Provided material:
□ □ □

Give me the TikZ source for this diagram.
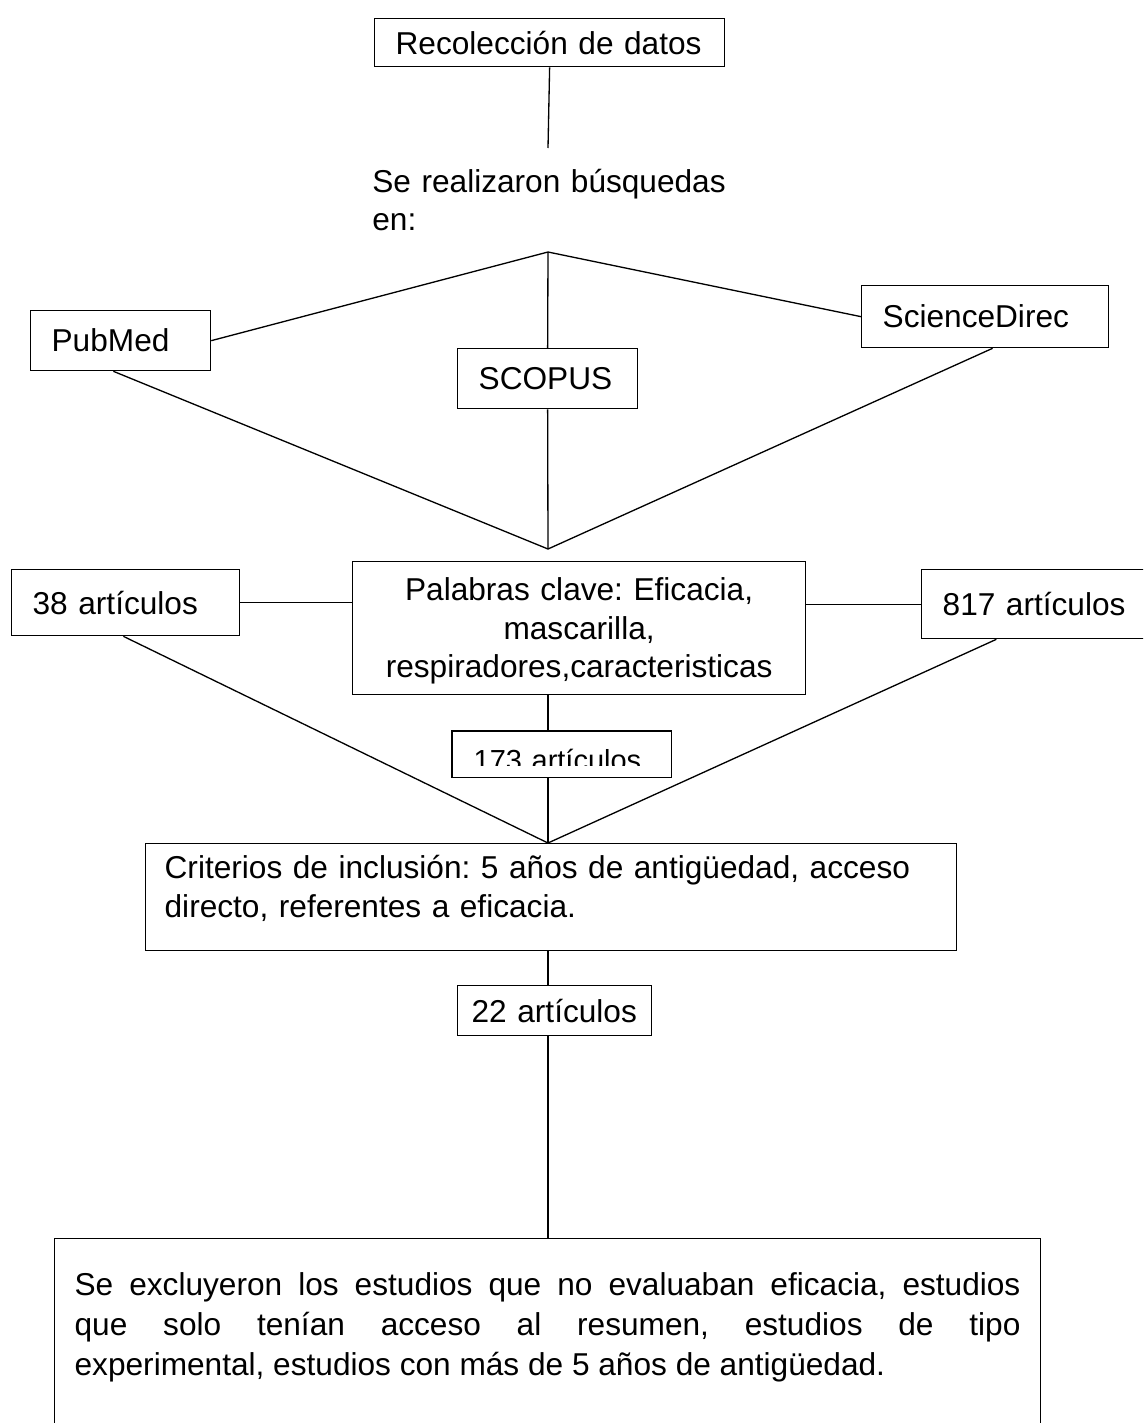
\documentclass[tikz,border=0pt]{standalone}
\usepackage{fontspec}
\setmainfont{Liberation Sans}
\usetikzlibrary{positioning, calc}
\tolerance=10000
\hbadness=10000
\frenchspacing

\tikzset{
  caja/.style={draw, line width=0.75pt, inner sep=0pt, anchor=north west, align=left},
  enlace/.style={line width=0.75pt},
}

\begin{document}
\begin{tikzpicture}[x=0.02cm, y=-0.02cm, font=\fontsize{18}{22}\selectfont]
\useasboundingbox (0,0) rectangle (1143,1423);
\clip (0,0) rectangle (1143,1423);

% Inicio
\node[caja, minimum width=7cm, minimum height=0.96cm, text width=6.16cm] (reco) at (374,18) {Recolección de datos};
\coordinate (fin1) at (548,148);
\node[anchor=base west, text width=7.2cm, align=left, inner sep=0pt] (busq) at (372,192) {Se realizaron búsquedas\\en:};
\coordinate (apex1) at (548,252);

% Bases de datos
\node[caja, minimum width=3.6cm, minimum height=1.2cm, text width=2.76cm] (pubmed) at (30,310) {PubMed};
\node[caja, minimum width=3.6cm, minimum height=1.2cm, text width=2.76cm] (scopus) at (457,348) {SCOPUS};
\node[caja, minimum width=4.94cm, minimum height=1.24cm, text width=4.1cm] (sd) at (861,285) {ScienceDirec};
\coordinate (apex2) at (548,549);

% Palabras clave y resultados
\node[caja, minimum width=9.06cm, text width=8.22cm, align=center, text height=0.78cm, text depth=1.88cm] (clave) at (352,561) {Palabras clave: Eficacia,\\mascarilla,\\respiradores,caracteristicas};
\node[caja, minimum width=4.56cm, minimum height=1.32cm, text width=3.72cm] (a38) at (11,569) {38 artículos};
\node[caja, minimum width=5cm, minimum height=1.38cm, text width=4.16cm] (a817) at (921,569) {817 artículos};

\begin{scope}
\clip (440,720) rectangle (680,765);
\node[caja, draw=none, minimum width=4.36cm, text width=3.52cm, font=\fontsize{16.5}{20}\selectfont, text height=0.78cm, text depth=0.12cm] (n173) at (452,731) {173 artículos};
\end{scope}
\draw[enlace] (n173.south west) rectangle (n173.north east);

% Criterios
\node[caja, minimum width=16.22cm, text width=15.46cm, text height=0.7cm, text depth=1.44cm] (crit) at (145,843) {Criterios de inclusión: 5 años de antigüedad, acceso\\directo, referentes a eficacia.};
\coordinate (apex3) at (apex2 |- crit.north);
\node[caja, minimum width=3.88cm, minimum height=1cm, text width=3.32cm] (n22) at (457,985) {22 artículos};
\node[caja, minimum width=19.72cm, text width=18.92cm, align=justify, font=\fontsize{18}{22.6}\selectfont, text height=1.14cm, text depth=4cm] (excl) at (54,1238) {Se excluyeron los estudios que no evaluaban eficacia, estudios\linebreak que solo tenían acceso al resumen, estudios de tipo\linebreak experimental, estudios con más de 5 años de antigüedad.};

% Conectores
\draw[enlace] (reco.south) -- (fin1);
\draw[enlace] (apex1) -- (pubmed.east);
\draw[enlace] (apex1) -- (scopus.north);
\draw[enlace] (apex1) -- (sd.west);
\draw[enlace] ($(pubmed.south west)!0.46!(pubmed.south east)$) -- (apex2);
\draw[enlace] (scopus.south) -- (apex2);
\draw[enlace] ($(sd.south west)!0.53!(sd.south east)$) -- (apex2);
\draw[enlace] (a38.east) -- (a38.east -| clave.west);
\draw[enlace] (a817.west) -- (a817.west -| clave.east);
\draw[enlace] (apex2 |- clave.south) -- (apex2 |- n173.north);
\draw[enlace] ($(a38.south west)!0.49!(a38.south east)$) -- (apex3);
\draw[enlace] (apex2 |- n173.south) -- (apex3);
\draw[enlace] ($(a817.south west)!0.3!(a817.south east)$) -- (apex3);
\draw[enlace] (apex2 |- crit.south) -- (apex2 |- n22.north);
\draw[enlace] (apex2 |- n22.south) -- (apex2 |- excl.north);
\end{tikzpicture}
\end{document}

□ □ □

Aim:
Exactly restate the lines from the beginning of the data through the line with "(apex1) at (548,252);", and no others, keeping pictures out.

Final answer:
Give me the TikZ source for this diagram.
\documentclass[tikz,border=0pt]{standalone}
\usepackage{fontspec}
\setmainfont{Liberation Sans}
\usetikzlibrary{positioning, calc}
\tolerance=10000
\hbadness=10000
\frenchspacing

\tikzset{
  caja/.style={draw, line width=0.75pt, inner sep=0pt, anchor=north west, align=left},
  enlace/.style={line width=0.75pt},
}

\begin{document}
\begin{tikzpicture}[x=0.02cm, y=-0.02cm, font=\fontsize{18}{22}\selectfont]
\useasboundingbox (0,0) rectangle (1143,1423);
\clip (0,0) rectangle (1143,1423);

% Inicio
\node[caja, minimum width=7cm, minimum height=0.96cm, text width=6.16cm] (reco) at (374,18) {Recolección de datos};
\coordinate (fin1) at (548,148);
\node[anchor=base west, text width=7.2cm, align=left, inner sep=0pt] (busq) at (372,192) {Se realizaron búsquedas\\en:};
\coordinate (apex1) at (548,252);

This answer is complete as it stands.